Even in his later years after he went blind, it was in his linoleum prints – in black and white, and the first of his works that I had the opportunity to see in Bahrain – that he depicted traditional life in the island in the way that music would do it, and to borrow an expression from Adorno, treating the meaningful content of orality and signifying language as if they were broken off parables.
But it was that painting that I eyed in Janabiyah, The Land of Peace, hanging from a rather rustic wall in the home of a collector, what opened my eyes to the Bahrain that I had always wanted to see. Taking a bird’s eye view from above, the neighbourhoods of an old Manama unfold in a convex nearness that reflects the nature of a society very closely knit together as if one could hear – from the painting – the interwoven stories that are now silenced in the formal principles of abstract art. The careful observer will notice that the houses are tied to one another in the form of a verse from the Surah Al-Fatiha, the first chapter of the Koran expressing the greatness of God and that plays an essential role in daily prayers, swirling out of the centre to form the community.

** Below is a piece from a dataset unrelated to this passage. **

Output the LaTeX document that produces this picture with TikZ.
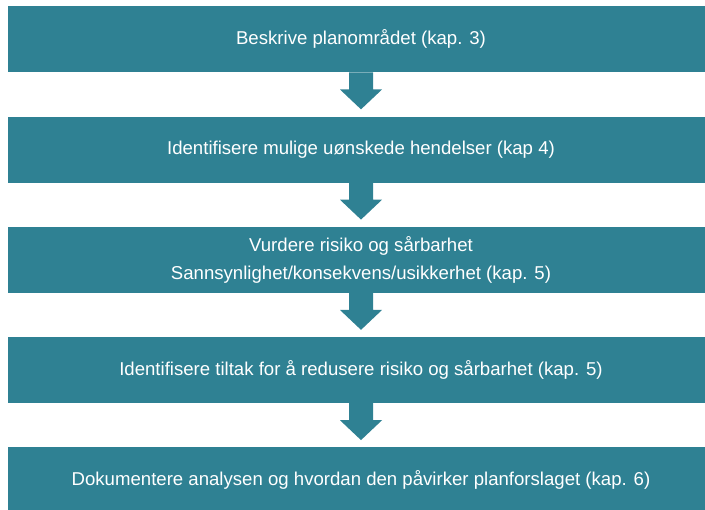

There’s little doubt that this is a Bahrain that few have had the privilege of seeing and it is not a matter of nostalgia over the loss of the traditional home for the more homogeneous living spaces of modernity, but rather, a radical openness towards what Pier Paolo Pasolini called, the scandalous and revolutionary force of the past. The past is in his paintings, a lived memory, as if it were something one can still hear, and not merely dead historical time but what is most absolutely present: The signs, the loud absent signs. One can almost hear the stories and the drums coming out of the painting in wholes. Historical paintings, just like historical novels, are no longer what we demand from art, now we demand more, in fact, we demand everything. As Cixous puts it: ‘I want to take hold of the third person of the present. For me, that is what painting is, the chance to take hold of the third person of the present, the present itself.’
And why would one travel thousands of kms to an island in the Gulf armed with no other navigation maps than some vague indications about its art history to hear the stories of Bahrain from a painting hanging on a rustic wall in a house in Janabiyah? To take hold of a present that is not a historical tense but something concrete: What is present, and what is present, never ends. Or, in the words of Perec, to remember that the earth is a form of writing, a geography of which we had forgotten that we ourselves are the authors.